Shakespeare shared this about death (via the words of Macbeth):
Tomorrow, and tomorrow, and tomorrow,
Creeps in this petty pace from day to day,
To the last syllable of recorded time;
And all our yesterdays, have lighted fools
The way to dust death. Out, out, brief candle!
Life’s but a walking shadow, a poor player,
That struts and frets his hour upon the stage,
And then is heard no more. It is a tale
Told by an idiot, full of sound and fury,
“To the last syllable of recorded time …” Poetic, to be sure.
Death is viewed in multiple ways. As Wikipedia puts it: There are many scientific approaches and various interpretations of the concept. (I would add there are many spiritual approaches and interpretations as well.)
Many who adhere to Christian beliefs feel death is not the end — that there is an event in which some superior entity decides whether a person has lived a “good” or “bad” life. Depending on the entity’s determination, that person will “move on” to one of two final destinations, one of which is considered to be quite pleasant. The other? Not so much.
However, even those who have no religious ties of any kind often believe/suggest there is an undefined “something more.”

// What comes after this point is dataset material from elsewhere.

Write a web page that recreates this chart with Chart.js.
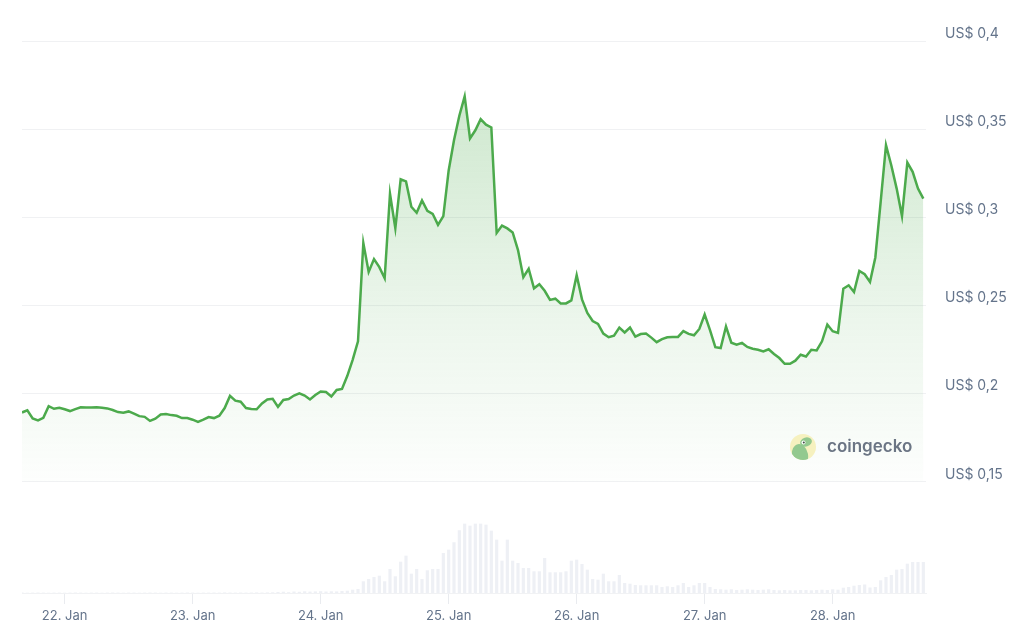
<!DOCTYPE html>
<html lang="en">
<head>
  <meta charset="UTF-8">
  <title>Price chart</title>
  <script src="https://cdn.jsdelivr.net/npm/chart.js"></script>
  <style>
    html, body { margin: 0; padding: 0; background: #ffffff; }
    #box { width: 1024px; height: 641px; position: relative; }
  </style>
</head>
<body>
  <div id="box"><canvas id="grafico"></canvas></div>

<script>
  // hourly prices, first point 21. Jan 16:00
  var prices = [
    0.1891, 0.1903, 0.1857, 0.1846, 0.1861, 0.1927, 0.1912, 0.1918, 0.1909, 0.1899,
    0.1910, 0.1920, 0.1919, 0.1919, 0.1920, 0.1918, 0.1914, 0.1905, 0.1893, 0.1890,
    0.1897, 0.1885, 0.1870, 0.1866, 0.1843, 0.1856, 0.1879, 0.1882, 0.1876, 0.1872,
    0.1859, 0.1859, 0.1850, 0.1838, 0.1850, 0.1865, 0.1859, 0.1873, 0.1916, 0.1985,
    0.1958, 0.1952, 0.1916, 0.1911, 0.1909, 0.1942, 0.1965, 0.1969, 0.1923, 0.1962,
    0.1967, 0.1987, 0.2000, 0.1987, 0.1965, 0.1990, 0.2010, 0.2007, 0.1982, 0.2019,
    0.2025, 0.2099, 0.2190, 0.2295, 0.2853, 0.2689, 0.2762, 0.2716, 0.2653, 0.3133,
    0.2937, 0.3215, 0.3203, 0.3059, 0.3025, 0.3095, 0.3036, 0.3019, 0.2956, 0.3006,
    0.3265, 0.3436, 0.3576, 0.3686, 0.3447, 0.3493, 0.3556, 0.3525, 0.3509, 0.2910,
    0.2952, 0.2936, 0.2913, 0.2813, 0.2659, 0.2707, 0.2596, 0.2619, 0.2582, 0.2530,
    0.2537, 0.2510, 0.2510, 0.2527, 0.2670, 0.2533, 0.2456, 0.2410, 0.2394, 0.2339,
    0.2318, 0.2327, 0.2373, 0.2345, 0.2373, 0.2322, 0.2336, 0.2339, 0.2316, 0.2290,
    0.2307, 0.2318, 0.2320, 0.2320, 0.2353, 0.2337, 0.2329, 0.2365, 0.2447, 0.2359,
    0.2262, 0.2257, 0.2379, 0.2287, 0.2276, 0.2286, 0.2263, 0.2253, 0.2247, 0.2238,
    0.2250, 0.2223, 0.2200, 0.2167, 0.2167, 0.2185, 0.2219, 0.2209, 0.2247, 0.2243,
    0.2295, 0.2390, 0.2352, 0.2343, 0.2594, 0.2613, 0.2575, 0.2695, 0.2676, 0.2632,
    0.2771, 0.3087, 0.3409, 0.3293, 0.3162, 0.3006, 0.3310, 0.3257, 0.3162, 0.3105
  ];

  // hourly volume (relative units)
  var volumes = [
    0.4, 0.3, 0.4, 0.5, 0.4, 0.3, 0.4, 0.4, 0.3, 0.4,
    0.5, 0.4, 0.3, 0.4, 0.4, 0.3, 0.4, 0.5, 0.4, 0.3,
    0.4, 0.4, 0.3, 0.4, 0.5, 0.4, 0.3, 0.4, 0.4, 0.3,
    0.4, 0.5, 0.4, 0.3, 0.4, 0.4, 0.5, 0.4, 0.6, 0.5,
    0.4, 0.5, 0.4, 0.5, 0.6, 0.5, 0.6, 0.7, 1.0, 1.3,
    0.8, 1.5, 1.2, 1.7, 1.4, 1.6, 1.8, 1.5, 1.7, 1.6,
    2.0, 2.3, 3.3, 4.0, 11.7, 14.0, 16.0, 17.3, 11.7, 24.0,
    16.7, 31.3, 37.3, 19.3, 24.0, 14.0, 22.7, 24.0, 24.0, 40.0,
    43.3, 50.7, 62.7, 69.3, 67.3, 69.3, 69.3, 68.3, 62.3, 53.3,
    32.3, 53.3, 32.3, 30.0, 25.0, 25.0, 21.7, 21.7, 35.0, 20.7,
    20.7, 20.7, 21.7, 32.3, 33.3, 29.0, 23.3, 14.0, 13.3, 19.3,
    11.7, 11.7, 18.0, 10.0, 9.3, 8.0, 7.7, 7.7, 7.7, 7.7,
    6.0, 6.7, 6.0, 7.7, 10.0, 6.0, 7.7, 10.0, 10.0, 6.0,
    4.0, 3.7, 3.3, 3.7, 3.0, 3.3, 3.7, 3.3, 3.0, 3.3,
    3.7, 3.0, 2.7, 3.0, 2.7, 2.7, 3.0, 3.0, 2.7, 3.0,
    3.3, 3.0, 3.7, 3.3, 5.3, 6.0, 7.3, 8.0, 8.5, 5.5,
    6.0, 12.7, 16.0, 18.0, 23.3, 24.0, 29.3, 31.0, 31.0, 31.0
  ];

  var firstHour = -8; // hours relative to 22. Jan 00:00
  var dayLabels = ['22. Jan', '23. Jan', '24. Jan', '25. Jan', '26. Jan', '27. Jan', '28. Jan'];
  var priceTicks = [0.15, 0.2, 0.25, 0.3, 0.35, 0.4];
  var priceTickLabels = ['US$ 0,15', 'US$ 0,2', 'US$ 0,25', 'US$ 0,3', 'US$ 0,35', 'US$ 0,4'];

  var pricePoints = prices.map((p, i) => ({ x: firstHour + i, y: p }));
  var volumePoints = volumes.map((v, i) => ({ x: firstHour + i, y: v }));

  Chart.defaults.font.family = 'Inter, "Noto Sans", sans-serif';
  Chart.defaults.color = '#64748b';

  // marca d'agua
  var logoPlugin = {
    id: 'logo',
    afterDatasetsDraw(chart) {
      var c = chart.ctx;
      c.save();
      c.beginPath();
      c.arc(803, 447, 13, 0, Math.PI * 2);
      c.fillStyle = '#f6f1bf';
      c.fill();
      c.clip();
      c.beginPath();
      c.ellipse(800, 455, 8, 11, -0.2, 0, Math.PI * 2);
      c.fillStyle = '#93c98f';
      c.fill();
      c.beginPath();
      c.ellipse(806, 442, 6, 4.5, -0.3, 0, Math.PI * 2);
      c.fill();
      c.beginPath();
      c.arc(803.5, 442.5, 2, 0, Math.PI * 2);
      c.fillStyle = '#ffffff';
      c.fill();
      c.beginPath();
      c.arc(803.8, 442.5, 1, 0, Math.PI * 2);
      c.fillStyle = '#3d4a40';
      c.fill();
      c.restore();

      c.save();
      c.font = '600 17px Inter, sans-serif';
      c.fillStyle = '#6b7584';
      c.textBaseline = 'middle';
      c.fillText('coingecko', 827, 447);
      c.restore();
    }
  };

  var ctx = document.getElementById('grafico').getContext('2d');

  new Chart(ctx, {
    data: {
      datasets: [
        {
          type: 'line',
          label: 'Preço',
          data: pricePoints,
          yAxisID: 'y',
          borderColor: '#4caa4c',
          borderWidth: 2.5,
          pointRadius: 0,
          tension: 0,
          fill: { value: 0.15 },
          backgroundColor: function (context) {
            var chart = context.chart;
            if (!chart.chartArea) return 'rgba(76,170,76,0.1)';
            var top = chart.scales.y.getPixelForValue(0.37);
            var bottom = chart.scales.y.getPixelForValue(0.15);
            var g = chart.ctx.createLinearGradient(0, top, 0, bottom);
            g.addColorStop(0, 'rgba(76,170,76,0.27)');
            g.addColorStop(0.6, 'rgba(76,170,76,0.10)');
            g.addColorStop(1, 'rgba(76,170,76,0.01)');
            return g;
          },
          order: 1
        },
        {
          type: 'bar',
          label: 'Volume',
          data: volumePoints,
          yAxisID: 'yVol',
          backgroundColor: '#eef0f5',
          categoryPercentage: 1,
          barPercentage: 0.6,
          order: 2
        }
      ]
    },
    options: {
      responsive: true,
      maintainAspectRatio: false,
      animation: false,
      layout: { padding: { top: 41, left: 22, right: 0, bottom: 0 } },
      plugins: {
        legend: { display: false },
        tooltip: { enabled: false }
      },
      scales: {
        x: {
          type: 'linear',
          offset: false,
          min: -8,
          max: 161.5,
          afterBuildTicks: function (scale) {
            scale.ticks = dayLabels.map((d, i) => ({ value: i * 24 }));
          },
          afterFit: function (scale) { scale.height = 48; },
          ticks: {
            callback: function (value, index) { return dayLabels[index]; },
            font: { size: 13 },
            color: '#64748b',
            padding: 4,
            maxRotation: 0,
            autoSkip: false
          },
          grid: {
            offset: false,
            drawOnChartArea: false,
            drawTicks: true,
            tickLength: 11,
            color: '#e9ebef'
          },
          border: { display: true, color: '#f1f2f4' }
        },
        y: {
          type: 'linear',
          position: 'right',
          min: 0.0866,
          max: 0.4,
          afterBuildTicks: function (scale) {
            scale.ticks = priceTicks.map(v => ({ value: v }));
          },
          afterFit: function (scale) { scale.width = 98; },
          ticks: {
            callback: function (value, index) { return priceTickLabels[index]; },
            font: { size: 14 },
            color: '#64748b',
            padding: 19,
            labelOffset: -7
          },
          grid: {
            color: '#f0f1f3',
            drawTicks: false
          },
          border: { display: false }
        },
        yVol: {
          type: 'linear',
          display: false,
          min: 0,
          max: 551.5,
          grid: { display: false }
        }
      }
    },
    plugins: [logoPlugin]
  });
</script>
</body>
</html>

Some see death as simply a transformation into another living form, i.e., reincarnation (which could include a return as a god, a human, an animal, or even a denizen of Hell).
Still others believe in a type of “spiritual evolution” in that after death, spirits progress to new spheres of existence and, as these spirits evolve, they eventually become enlightened beings.
Still others contend that after death, the human entity returns to its source, i.e., the stars — “We are all star stuff.” (Read more about what it means to be “star stuff” here.)
Death is, by its very nature, an unwelcome event. And while there are many who are convinced it is nothing more than a cessation of this life and that there’s “more to come” — until someone “reports back,” all any of us can do is speculate.